Given instruction: Extract the whole listing as it stands. Do not include the pictures.

Data provided:
--- BEGIN ---
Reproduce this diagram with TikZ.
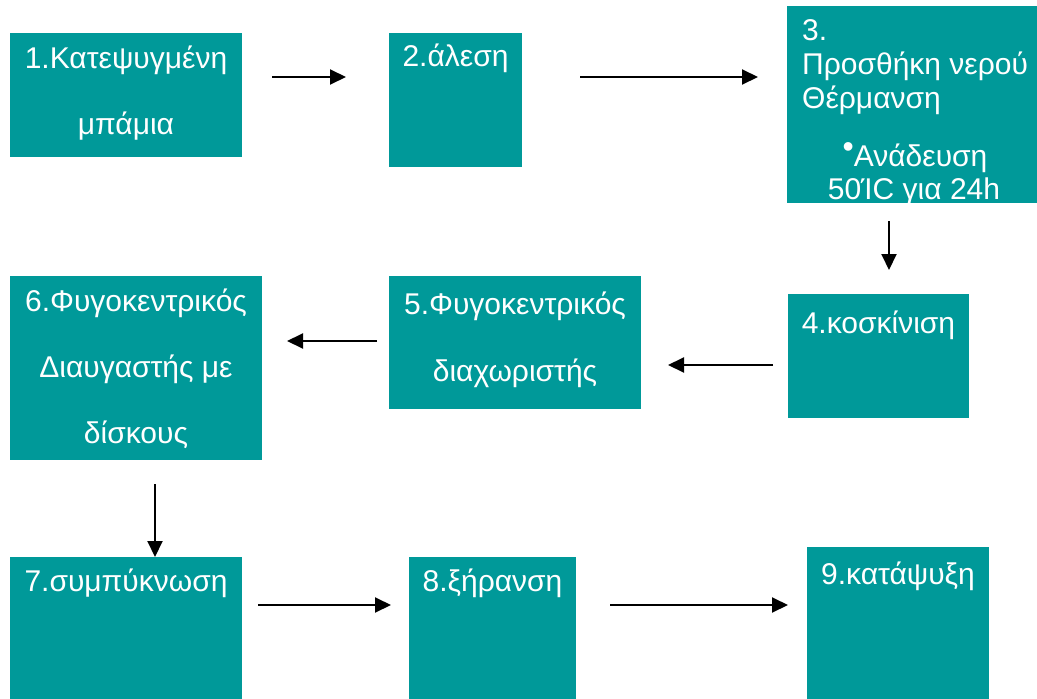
\documentclass[tikz,border=0pt]{standalone}
\usepackage{fontspec}
\setmainfont{Liberation Sans}
\usetikzlibrary{arrows.meta}
\definecolor{teal1}{RGB}{0,153,153}
\tikzset{
  box/.style={fill=teal1, draw=none, inner sep=0pt, outer sep=0pt, anchor=north west},
  lbl/.style={text=white, inner sep=0pt, font=\fontsize{30}{34}\selectfont, anchor=base},
  lblw/.style={lbl, anchor=base west},
  arr/.style={draw=black, line width=2pt, -{Triangle[length=16pt,width=15pt]}}
}
\begin{document}
\begin{tikzpicture}[x=1pt,y=-1pt]
\useasboundingbox (0,0) rectangle (1037,699);
\fill[white] (0,0) rectangle (1037,699);
% boxes
\node[box, minimum width=232pt, minimum height=124pt] (b1) at (10,33) {};
\node[box, minimum width=133pt, minimum height=134pt] (b2) at (389,33) {};
\node[box, minimum width=250pt, minimum height=197pt] (b3) at (787,6) {};
\node[box, minimum width=181pt, minimum height=124pt] (b4) at (788,294) {};
\node[box, minimum width=252pt, minimum height=133pt] (b5) at (389,276) {};
\node[box, minimum width=252pt, minimum height=184pt] (b6) at (10,276) {};
\node[box, minimum width=232pt, minimum height=142pt] (b7) at (10,557) {};
\node[box, minimum width=167pt, minimum height=142pt] (b8) at (409,557) {};
\node[box, minimum width=182pt, minimum height=152pt] (b9) at (807,547) {};
% labels
\node[lbl] (t1a) at (126,68) {1.Κατεψυγμένη};
\node[lbl] (t1b) at (126,134) {μπάμια};
\node[lbl] (t2) at (455.5,66) {2.άλεση};
\node[lblw] (t3a) at (802,40) {3.};
\node[lblw] (t3b) at (802,74) {Προσθήκη νερού};
\node[lblw] (t3c) at (802,108) {Θέρμανση};
\node[lbl] (t3d) at (915,166) {\raisebox{9pt}{\fontsize{32}{32}\selectfont •}Ανάδευση};
\node[lbl] (t3e) at (914,199) {50ΊC για 24h};
\node[lbl] (t4) at (878.5,333) {4.κοσκίνιση};
\node[lbl] (t5a) at (515,314) {5.Φυγοκεντρικός};
\node[lbl] (t5b) at (515,381) {διαχωριστής};
\node[lbl] (t6a) at (136,311) {6.Φυγοκεντρικός};
\node[lbl] (t6b) at (136,377) {Διαυγαστής με};
\node[lbl] (t6c) at (136,443) {δίσκους};
\node[lbl] (t7) at (126,591) {7.συμπύκνωση};
\node[lbl] (t8) at (492.5,591) {8.ξήρανση};
\node[lbl] (t9) at (898,584) {9.κατάψυξη};
% connector end points
\coordinate (a12s) at (272,77);  \coordinate (a12e) at (346,77);
\coordinate (a23s) at (580,77);  \coordinate (a23e) at (758,77);
\coordinate (a34s) at (889,221); \coordinate (a34e) at (889,270);
\coordinate (a45s) at (773,365); \coordinate (a45e) at (668,365);
\coordinate (a56s) at (377,341); \coordinate (a56e) at (287,341);
\coordinate (a67s) at (155,484); \coordinate (a67e) at (155,557);
\coordinate (a78s) at (258,605); \coordinate (a78e) at (391,605);
\coordinate (a89s) at (610,605); \coordinate (a89e) at (788,605);
\draw[arr] (a12s) -- (a12e);
\draw[arr] (a23s) -- (a23e);
\draw[arr] (a34s) -- (a34e);
\draw[arr] (a45s) -- (a45e);
\draw[arr] (a56s) -- (a56e);
\draw[arr] (a67s) -- (a67e);
\draw[arr] (a78s) -- (a78e);
\draw[arr] (a89s) -- (a89e);
\end{tikzpicture}
\end{document}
--- END ---
Worked solution:
Reproduce this diagram with TikZ.
\documentclass[tikz,border=0pt]{standalone}
\usepackage{fontspec}
\setmainfont{Liberation Sans}
\usetikzlibrary{arrows.meta}
\definecolor{teal1}{RGB}{0,153,153}
\tikzset{
  box/.style={fill=teal1, draw=none, inner sep=0pt, outer sep=0pt, anchor=north west},
  lbl/.style={text=white, inner sep=0pt, font=\fontsize{30}{34}\selectfont, anchor=base},
  lblw/.style={lbl, anchor=base west},
  arr/.style={draw=black, line width=2pt, -{Triangle[length=16pt,width=15pt]}}
}
\begin{document}
\begin{tikzpicture}[x=1pt,y=-1pt]
\useasboundingbox (0,0) rectangle (1037,699);
\fill[white] (0,0) rectangle (1037,699);
% boxes
\node[box, minimum width=232pt, minimum height=124pt] (b1) at (10,33) {};
\node[box, minimum width=133pt, minimum height=134pt] (b2) at (389,33) {};
\node[box, minimum width=250pt, minimum height=197pt] (b3) at (787,6) {};
\node[box, minimum width=181pt, minimum height=124pt] (b4) at (788,294) {};
\node[box, minimum width=252pt, minimum height=133pt] (b5) at (389,276) {};
\node[box, minimum width=252pt, minimum height=184pt] (b6) at (10,276) {};
\node[box, minimum width=232pt, minimum height=142pt] (b7) at (10,557) {};
\node[box, minimum width=167pt, minimum height=142pt] (b8) at (409,557) {};
\node[box, minimum width=182pt, minimum height=152pt] (b9) at (807,547) {};
% labels
\node[lbl] (t1a) at (126,68) {1.Κατεψυγμένη};
\node[lbl] (t1b) at (126,134) {μπάμια};
\node[lbl] (t2) at (455.5,66) {2.άλεση};
\node[lblw] (t3a) at (802,40) {3.};
\node[lblw] (t3b) at (802,74) {Προσθήκη νερού};
\node[lblw] (t3c) at (802,108) {Θέρμανση};
\node[lbl] (t3d) at (915,166) {\raisebox{9pt}{\fontsize{32}{32}\selectfont •}Ανάδευση};
\node[lbl] (t3e) at (914,199) {50ΊC για 24h};
\node[lbl] (t4) at (878.5,333) {4.κοσκίνιση};
\node[lbl] (t5a) at (515,314) {5.Φυγοκεντρικός};
\node[lbl] (t5b) at (515,381) {διαχωριστής};
\node[lbl] (t6a) at (136,311) {6.Φυγοκεντρικός};
\node[lbl] (t6b) at (136,377) {Διαυγαστής με};
\node[lbl] (t6c) at (136,443) {δίσκους};
\node[lbl] (t7) at (126,591) {7.συμπύκνωση};
\node[lbl] (t8) at (492.5,591) {8.ξήρανση};
\node[lbl] (t9) at (898,584) {9.κατάψυξη};
% connector end points
\coordinate (a12s) at (272,77);  \coordinate (a12e) at (346,77);
\coordinate (a23s) at (580,77);  \coordinate (a23e) at (758,77);
\coordinate (a34s) at (889,221); \coordinate (a34e) at (889,270);
\coordinate (a45s) at (773,365); \coordinate (a45e) at (668,365);
\coordinate (a56s) at (377,341); \coordinate (a56e) at (287,341);
\coordinate (a67s) at (155,484); \coordinate (a67e) at (155,557);
\coordinate (a78s) at (258,605); \coordinate (a78e) at (391,605);
\coordinate (a89s) at (610,605); \coordinate (a89e) at (788,605);
\draw[arr] (a12s) -- (a12e);
\draw[arr] (a23s) -- (a23e);
\draw[arr] (a34s) -- (a34e);
\draw[arr] (a45s) -- (a45e);
\draw[arr] (a56s) -- (a56e);
\draw[arr] (a67s) -- (a67e);
\draw[arr] (a78s) -- (a78e);
\draw[arr] (a89s) -- (a89e);
\end{tikzpicture}
\end{document}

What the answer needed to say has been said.